* begin Data lines *

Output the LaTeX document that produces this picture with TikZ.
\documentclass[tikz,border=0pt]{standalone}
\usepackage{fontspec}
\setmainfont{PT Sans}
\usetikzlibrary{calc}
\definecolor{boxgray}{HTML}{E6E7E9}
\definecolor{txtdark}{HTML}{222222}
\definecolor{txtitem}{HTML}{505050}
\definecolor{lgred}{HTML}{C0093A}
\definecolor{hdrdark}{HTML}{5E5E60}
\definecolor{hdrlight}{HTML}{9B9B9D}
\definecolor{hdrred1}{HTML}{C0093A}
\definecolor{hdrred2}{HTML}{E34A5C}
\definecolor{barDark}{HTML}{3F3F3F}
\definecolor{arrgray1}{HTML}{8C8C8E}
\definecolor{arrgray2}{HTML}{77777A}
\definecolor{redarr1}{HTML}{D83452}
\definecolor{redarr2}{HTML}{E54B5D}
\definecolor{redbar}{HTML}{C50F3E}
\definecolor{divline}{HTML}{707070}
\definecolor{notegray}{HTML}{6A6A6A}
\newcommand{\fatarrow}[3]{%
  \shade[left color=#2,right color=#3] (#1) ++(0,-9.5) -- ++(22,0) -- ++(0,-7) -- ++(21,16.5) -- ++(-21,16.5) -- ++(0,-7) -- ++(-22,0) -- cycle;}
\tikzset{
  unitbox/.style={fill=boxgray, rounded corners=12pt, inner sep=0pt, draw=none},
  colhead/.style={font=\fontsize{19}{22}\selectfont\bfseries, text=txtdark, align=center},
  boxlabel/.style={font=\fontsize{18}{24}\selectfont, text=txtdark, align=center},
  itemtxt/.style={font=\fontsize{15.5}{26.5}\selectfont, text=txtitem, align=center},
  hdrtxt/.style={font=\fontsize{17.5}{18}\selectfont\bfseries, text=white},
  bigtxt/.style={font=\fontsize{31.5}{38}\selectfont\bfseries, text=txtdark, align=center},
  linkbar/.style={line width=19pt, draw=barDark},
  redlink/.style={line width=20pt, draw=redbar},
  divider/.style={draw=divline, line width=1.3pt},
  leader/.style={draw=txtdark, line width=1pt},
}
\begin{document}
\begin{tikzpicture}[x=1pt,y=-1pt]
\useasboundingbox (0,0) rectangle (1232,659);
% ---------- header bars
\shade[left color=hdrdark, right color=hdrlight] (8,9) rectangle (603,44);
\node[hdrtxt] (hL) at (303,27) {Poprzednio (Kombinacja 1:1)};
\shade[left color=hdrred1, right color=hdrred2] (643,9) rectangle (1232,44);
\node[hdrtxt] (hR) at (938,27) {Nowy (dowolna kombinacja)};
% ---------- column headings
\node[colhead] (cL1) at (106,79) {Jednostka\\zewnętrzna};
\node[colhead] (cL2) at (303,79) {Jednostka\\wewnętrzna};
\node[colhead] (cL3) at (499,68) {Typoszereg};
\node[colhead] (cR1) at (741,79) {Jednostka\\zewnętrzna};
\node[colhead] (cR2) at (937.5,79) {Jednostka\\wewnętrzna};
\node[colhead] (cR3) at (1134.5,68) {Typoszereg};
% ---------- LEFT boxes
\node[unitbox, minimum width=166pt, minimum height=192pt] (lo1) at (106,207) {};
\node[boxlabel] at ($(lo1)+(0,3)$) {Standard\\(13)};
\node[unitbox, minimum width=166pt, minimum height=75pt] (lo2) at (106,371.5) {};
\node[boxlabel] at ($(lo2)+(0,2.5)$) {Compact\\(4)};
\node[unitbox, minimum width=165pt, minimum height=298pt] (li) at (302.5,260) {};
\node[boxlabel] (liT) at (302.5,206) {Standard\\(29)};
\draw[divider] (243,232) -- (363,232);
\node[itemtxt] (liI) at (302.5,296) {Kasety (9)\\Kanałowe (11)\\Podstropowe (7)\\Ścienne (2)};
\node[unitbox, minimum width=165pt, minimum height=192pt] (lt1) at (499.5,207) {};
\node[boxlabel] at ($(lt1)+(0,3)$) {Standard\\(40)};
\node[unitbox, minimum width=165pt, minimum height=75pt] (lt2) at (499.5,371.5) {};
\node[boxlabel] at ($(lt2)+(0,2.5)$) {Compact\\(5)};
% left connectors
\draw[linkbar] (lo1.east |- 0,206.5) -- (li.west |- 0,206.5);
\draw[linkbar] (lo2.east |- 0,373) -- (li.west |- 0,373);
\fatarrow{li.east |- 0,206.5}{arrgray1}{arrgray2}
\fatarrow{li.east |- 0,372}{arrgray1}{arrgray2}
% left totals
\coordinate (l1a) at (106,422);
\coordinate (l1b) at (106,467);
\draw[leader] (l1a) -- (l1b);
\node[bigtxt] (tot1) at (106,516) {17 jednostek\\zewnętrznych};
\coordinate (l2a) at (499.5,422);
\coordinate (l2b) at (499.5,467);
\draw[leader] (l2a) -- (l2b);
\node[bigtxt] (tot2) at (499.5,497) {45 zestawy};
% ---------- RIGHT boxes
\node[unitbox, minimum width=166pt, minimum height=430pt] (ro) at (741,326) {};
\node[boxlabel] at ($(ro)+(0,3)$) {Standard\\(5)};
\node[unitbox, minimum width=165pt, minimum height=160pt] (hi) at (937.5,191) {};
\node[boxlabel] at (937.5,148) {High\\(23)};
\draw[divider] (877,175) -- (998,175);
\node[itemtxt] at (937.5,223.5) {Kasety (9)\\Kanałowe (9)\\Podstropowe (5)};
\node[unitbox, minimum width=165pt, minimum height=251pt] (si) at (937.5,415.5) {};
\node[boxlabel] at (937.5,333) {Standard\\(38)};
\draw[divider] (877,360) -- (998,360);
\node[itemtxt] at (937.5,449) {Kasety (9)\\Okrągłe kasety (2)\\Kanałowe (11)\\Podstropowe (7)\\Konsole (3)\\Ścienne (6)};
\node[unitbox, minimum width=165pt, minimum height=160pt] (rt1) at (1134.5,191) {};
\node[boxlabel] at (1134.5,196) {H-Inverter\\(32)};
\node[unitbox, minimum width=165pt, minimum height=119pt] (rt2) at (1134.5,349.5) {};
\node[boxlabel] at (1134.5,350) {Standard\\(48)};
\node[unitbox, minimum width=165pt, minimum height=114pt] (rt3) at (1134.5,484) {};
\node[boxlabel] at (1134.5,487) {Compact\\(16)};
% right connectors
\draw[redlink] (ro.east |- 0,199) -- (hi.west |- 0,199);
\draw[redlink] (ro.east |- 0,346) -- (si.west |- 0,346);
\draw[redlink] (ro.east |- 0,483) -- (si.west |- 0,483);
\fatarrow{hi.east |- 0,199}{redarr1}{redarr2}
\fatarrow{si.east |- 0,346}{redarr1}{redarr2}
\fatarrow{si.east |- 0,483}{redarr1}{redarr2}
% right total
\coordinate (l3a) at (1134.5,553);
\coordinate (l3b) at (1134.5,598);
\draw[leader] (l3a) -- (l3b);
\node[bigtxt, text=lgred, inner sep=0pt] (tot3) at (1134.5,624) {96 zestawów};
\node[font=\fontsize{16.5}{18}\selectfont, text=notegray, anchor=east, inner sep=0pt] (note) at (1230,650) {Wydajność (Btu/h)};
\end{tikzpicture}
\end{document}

* end Data lines *

What you are asked to do: Write out each line of the data above again, exactly as given.

Output of the exercise:
Output the LaTeX document that produces this picture with TikZ.
\documentclass[tikz,border=0pt]{standalone}
\usepackage{fontspec}
\setmainfont{PT Sans}
\usetikzlibrary{calc}
\definecolor{boxgray}{HTML}{E6E7E9}
\definecolor{txtdark}{HTML}{222222}
\definecolor{txtitem}{HTML}{505050}
\definecolor{lgred}{HTML}{C0093A}
\definecolor{hdrdark}{HTML}{5E5E60}
\definecolor{hdrlight}{HTML}{9B9B9D}
\definecolor{hdrred1}{HTML}{C0093A}
\definecolor{hdrred2}{HTML}{E34A5C}
\definecolor{barDark}{HTML}{3F3F3F}
\definecolor{arrgray1}{HTML}{8C8C8E}
\definecolor{arrgray2}{HTML}{77777A}
\definecolor{redarr1}{HTML}{D83452}
\definecolor{redarr2}{HTML}{E54B5D}
\definecolor{redbar}{HTML}{C50F3E}
\definecolor{divline}{HTML}{707070}
\definecolor{notegray}{HTML}{6A6A6A}
\newcommand{\fatarrow}[3]{%
  \shade[left color=#2,right color=#3] (#1) ++(0,-9.5) -- ++(22,0) -- ++(0,-7) -- ++(21,16.5) -- ++(-21,16.5) -- ++(0,-7) -- ++(-22,0) -- cycle;}
\tikzset{
  unitbox/.style={fill=boxgray, rounded corners=12pt, inner sep=0pt, draw=none},
  colhead/.style={font=\fontsize{19}{22}\selectfont\bfseries, text=txtdark, align=center},
  boxlabel/.style={font=\fontsize{18}{24}\selectfont, text=txtdark, align=center},
  itemtxt/.style={font=\fontsize{15.5}{26.5}\selectfont, text=txtitem, align=center},
  hdrtxt/.style={font=\fontsize{17.5}{18}\selectfont\bfseries, text=white},
  bigtxt/.style={font=\fontsize{31.5}{38}\selectfont\bfseries, text=txtdark, align=center},
  linkbar/.style={line width=19pt, draw=barDark},
  redlink/.style={line width=20pt, draw=redbar},
  divider/.style={draw=divline, line width=1.3pt},
  leader/.style={draw=txtdark, line width=1pt},
}
\begin{document}
\begin{tikzpicture}[x=1pt,y=-1pt]
\useasboundingbox (0,0) rectangle (1232,659);
% ---------- header bars
\shade[left color=hdrdark, right color=hdrlight] (8,9) rectangle (603,44);
\node[hdrtxt] (hL) at (303,27) {Poprzednio (Kombinacja 1:1)};
\shade[left color=hdrred1, right color=hdrred2] (643,9) rectangle (1232,44);
\node[hdrtxt] (hR) at (938,27) {Nowy (dowolna kombinacja)};
% ---------- column headings
\node[colhead] (cL1) at (106,79) {Jednostka\\zewnętrzna};
\node[colhead] (cL2) at (303,79) {Jednostka\\wewnętrzna};
\node[colhead] (cL3) at (499,68) {Typoszereg};
\node[colhead] (cR1) at (741,79) {Jednostka\\zewnętrzna};
\node[colhead] (cR2) at (937.5,79) {Jednostka\\wewnętrzna};
\node[colhead] (cR3) at (1134.5,68) {Typoszereg};
% ---------- LEFT boxes
\node[unitbox, minimum width=166pt, minimum height=192pt] (lo1) at (106,207) {};
\node[boxlabel] at ($(lo1)+(0,3)$) {Standard\\(13)};
\node[unitbox, minimum width=166pt, minimum height=75pt] (lo2) at (106,371.5) {};
\node[boxlabel] at ($(lo2)+(0,2.5)$) {Compact\\(4)};
\node[unitbox, minimum width=165pt, minimum height=298pt] (li) at (302.5,260) {};
\node[boxlabel] (liT) at (302.5,206) {Standard\\(29)};
\draw[divider] (243,232) -- (363,232);
\node[itemtxt] (liI) at (302.5,296) {Kasety (9)\\Kanałowe (11)\\Podstropowe (7)\\Ścienne (2)};
\node[unitbox, minimum width=165pt, minimum height=192pt] (lt1) at (499.5,207) {};
\node[boxlabel] at ($(lt1)+(0,3)$) {Standard\\(40)};
\node[unitbox, minimum width=165pt, minimum height=75pt] (lt2) at (499.5,371.5) {};
\node[boxlabel] at ($(lt2)+(0,2.5)$) {Compact\\(5)};
% left connectors
\draw[linkbar] (lo1.east |- 0,206.5) -- (li.west |- 0,206.5);
\draw[linkbar] (lo2.east |- 0,373) -- (li.west |- 0,373);
\fatarrow{li.east |- 0,206.5}{arrgray1}{arrgray2}
\fatarrow{li.east |- 0,372}{arrgray1}{arrgray2}
% left totals
\coordinate (l1a) at (106,422);
\coordinate (l1b) at (106,467);
\draw[leader] (l1a) -- (l1b);
\node[bigtxt] (tot1) at (106,516) {17 jednostek\\zewnętrznych};
\coordinate (l2a) at (499.5,422);
\coordinate (l2b) at (499.5,467);
\draw[leader] (l2a) -- (l2b);
\node[bigtxt] (tot2) at (499.5,497) {45 zestawy};
% ---------- RIGHT boxes
\node[unitbox, minimum width=166pt, minimum height=430pt] (ro) at (741,326) {};
\node[boxlabel] at ($(ro)+(0,3)$) {Standard\\(5)};
\node[unitbox, minimum width=165pt, minimum height=160pt] (hi) at (937.5,191) {};
\node[boxlabel] at (937.5,148) {High\\(23)};
\draw[divider] (877,175) -- (998,175);
\node[itemtxt] at (937.5,223.5) {Kasety (9)\\Kanałowe (9)\\Podstropowe (5)};
\node[unitbox, minimum width=165pt, minimum height=251pt] (si) at (937.5,415.5) {};
\node[boxlabel] at (937.5,333) {Standard\\(38)};
\draw[divider] (877,360) -- (998,360);
\node[itemtxt] at (937.5,449) {Kasety (9)\\Okrągłe kasety (2)\\Kanałowe (11)\\Podstropowe (7)\\Konsole (3)\\Ścienne (6)};
\node[unitbox, minimum width=165pt, minimum height=160pt] (rt1) at (1134.5,191) {};
\node[boxlabel] at (1134.5,196) {H-Inverter\\(32)};
\node[unitbox, minimum width=165pt, minimum height=119pt] (rt2) at (1134.5,349.5) {};
\node[boxlabel] at (1134.5,350) {Standard\\(48)};
\node[unitbox, minimum width=165pt, minimum height=114pt] (rt3) at (1134.5,484) {};
\node[boxlabel] at (1134.5,487) {Compact\\(16)};
% right connectors
\draw[redlink] (ro.east |- 0,199) -- (hi.west |- 0,199);
\draw[redlink] (ro.east |- 0,346) -- (si.west |- 0,346);
\draw[redlink] (ro.east |- 0,483) -- (si.west |- 0,483);
\fatarrow{hi.east |- 0,199}{redarr1}{redarr2}
\fatarrow{si.east |- 0,346}{redarr1}{redarr2}
\fatarrow{si.east |- 0,483}{redarr1}{redarr2}
% right total
\coordinate (l3a) at (1134.5,553);
\coordinate (l3b) at (1134.5,598);
\draw[leader] (l3a) -- (l3b);
\node[bigtxt, text=lgred, inner sep=0pt] (tot3) at (1134.5,624) {96 zestawów};
\node[font=\fontsize{16.5}{18}\selectfont, text=notegray, anchor=east, inner sep=0pt] (note) at (1230,650) {Wydajność (Btu/h)};
\end{tikzpicture}
\end{document}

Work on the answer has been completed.